**EXERCISE**:
Your task is to print all of the data word for word.
======== SOURCE DATA
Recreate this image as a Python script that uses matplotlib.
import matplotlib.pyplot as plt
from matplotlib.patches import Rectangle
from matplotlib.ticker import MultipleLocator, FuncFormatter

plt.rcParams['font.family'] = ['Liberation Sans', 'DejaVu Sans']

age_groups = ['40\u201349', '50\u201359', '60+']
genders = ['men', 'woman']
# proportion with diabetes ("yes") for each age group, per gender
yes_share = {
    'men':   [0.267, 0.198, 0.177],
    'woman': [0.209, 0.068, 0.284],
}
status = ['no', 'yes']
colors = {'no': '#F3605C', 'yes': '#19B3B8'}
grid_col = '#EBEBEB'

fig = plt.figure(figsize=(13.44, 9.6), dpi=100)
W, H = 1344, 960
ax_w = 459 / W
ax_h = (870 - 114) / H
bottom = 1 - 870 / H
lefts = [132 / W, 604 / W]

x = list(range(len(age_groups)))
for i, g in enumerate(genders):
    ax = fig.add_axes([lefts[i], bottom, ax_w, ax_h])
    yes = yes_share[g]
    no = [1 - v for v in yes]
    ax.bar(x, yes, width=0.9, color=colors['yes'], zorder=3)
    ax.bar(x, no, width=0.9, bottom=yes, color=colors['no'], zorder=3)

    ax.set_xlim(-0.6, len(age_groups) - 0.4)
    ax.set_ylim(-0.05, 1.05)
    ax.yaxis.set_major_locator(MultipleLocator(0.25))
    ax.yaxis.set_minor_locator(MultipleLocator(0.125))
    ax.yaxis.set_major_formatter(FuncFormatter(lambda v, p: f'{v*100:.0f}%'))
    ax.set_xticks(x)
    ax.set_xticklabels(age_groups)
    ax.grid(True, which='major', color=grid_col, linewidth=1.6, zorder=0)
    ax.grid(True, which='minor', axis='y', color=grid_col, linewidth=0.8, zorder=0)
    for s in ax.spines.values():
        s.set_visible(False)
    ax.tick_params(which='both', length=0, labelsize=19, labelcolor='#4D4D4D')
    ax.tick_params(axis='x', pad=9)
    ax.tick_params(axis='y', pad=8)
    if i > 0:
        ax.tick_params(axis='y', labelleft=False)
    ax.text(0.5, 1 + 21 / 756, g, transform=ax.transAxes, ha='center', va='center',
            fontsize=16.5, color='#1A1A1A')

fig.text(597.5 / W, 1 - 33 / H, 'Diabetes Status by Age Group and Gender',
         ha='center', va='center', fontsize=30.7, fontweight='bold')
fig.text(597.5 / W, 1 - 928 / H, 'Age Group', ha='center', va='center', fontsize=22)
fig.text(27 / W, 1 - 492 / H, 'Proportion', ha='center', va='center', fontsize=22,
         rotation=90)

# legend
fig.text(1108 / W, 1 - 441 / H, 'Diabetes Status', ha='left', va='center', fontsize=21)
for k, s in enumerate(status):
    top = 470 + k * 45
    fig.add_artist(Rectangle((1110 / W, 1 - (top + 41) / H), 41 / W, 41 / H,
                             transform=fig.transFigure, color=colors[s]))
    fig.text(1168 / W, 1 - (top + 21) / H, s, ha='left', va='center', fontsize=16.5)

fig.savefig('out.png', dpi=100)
================
**REPLY**:
Recreate this image as a Python script that uses matplotlib.
import matplotlib.pyplot as plt
from matplotlib.patches import Rectangle
from matplotlib.ticker import MultipleLocator, FuncFormatter

plt.rcParams['font.family'] = ['Liberation Sans', 'DejaVu Sans']

age_groups = ['40\u201349', '50\u201359', '60+']
genders = ['men', 'woman']
# proportion with diabetes ("yes") for each age group, per gender
yes_share = {
    'men':   [0.267, 0.198, 0.177],
    'woman': [0.209, 0.068, 0.284],
}
status = ['no', 'yes']
colors = {'no': '#F3605C', 'yes': '#19B3B8'}
grid_col = '#EBEBEB'

fig = plt.figure(figsize=(13.44, 9.6), dpi=100)
W, H = 1344, 960
ax_w = 459 / W
ax_h = (870 - 114) / H
bottom = 1 - 870 / H
lefts = [132 / W, 604 / W]

x = list(range(len(age_groups)))
for i, g in enumerate(genders):
    ax = fig.add_axes([lefts[i], bottom, ax_w, ax_h])
    yes = yes_share[g]
    no = [1 - v for v in yes]
    ax.bar(x, yes, width=0.9, color=colors['yes'], zorder=3)
    ax.bar(x, no, width=0.9, bottom=yes, color=colors['no'], zorder=3)

    ax.set_xlim(-0.6, len(age_groups) - 0.4)
    ax.set_ylim(-0.05, 1.05)
    ax.yaxis.set_major_locator(MultipleLocator(0.25))
    ax.yaxis.set_minor_locator(MultipleLocator(0.125))
    ax.yaxis.set_major_formatter(FuncFormatter(lambda v, p: f'{v*100:.0f}%'))
    ax.set_xticks(x)
    ax.set_xticklabels(age_groups)
    ax.grid(True, which='major', color=grid_col, linewidth=1.6, zorder=0)
    ax.grid(True, which='minor', axis='y', color=grid_col, linewidth=0.8, zorder=0)
    for s in ax.spines.values():
        s.set_visible(False)
    ax.tick_params(which='both', length=0, labelsize=19, labelcolor='#4D4D4D')
    ax.tick_params(axis='x', pad=9)
    ax.tick_params(axis='y', pad=8)
    if i > 0:
        ax.tick_params(axis='y', labelleft=False)
    ax.text(0.5, 1 + 21 / 756, g, transform=ax.transAxes, ha='center', va='center',
            fontsize=16.5, color='#1A1A1A')

fig.text(597.5 / W, 1 - 33 / H, 'Diabetes Status by Age Group and Gender',
         ha='center', va='center', fontsize=30.7, fontweight='bold')
fig.text(597.5 / W, 1 - 928 / H, 'Age Group', ha='center', va='center', fontsize=22)
fig.text(27 / W, 1 - 492 / H, 'Proportion', ha='center', va='center', fontsize=22,
         rotation=90)

# legend
fig.text(1108 / W, 1 - 441 / H, 'Diabetes Status', ha='left', va='center', fontsize=21)
for k, s in enumerate(status):
    top = 470 + k * 45
    fig.add_artist(Rectangle((1110 / W, 1 - (top + 41) / H), 41 / W, 41 / H,
                             transform=fig.transFigure, color=colors[s]))
    fig.text(1168 / W, 1 - (top + 21) / H, s, ha='left', va='center', fontsize=16.5)

fig.savefig('out.png', dpi=100)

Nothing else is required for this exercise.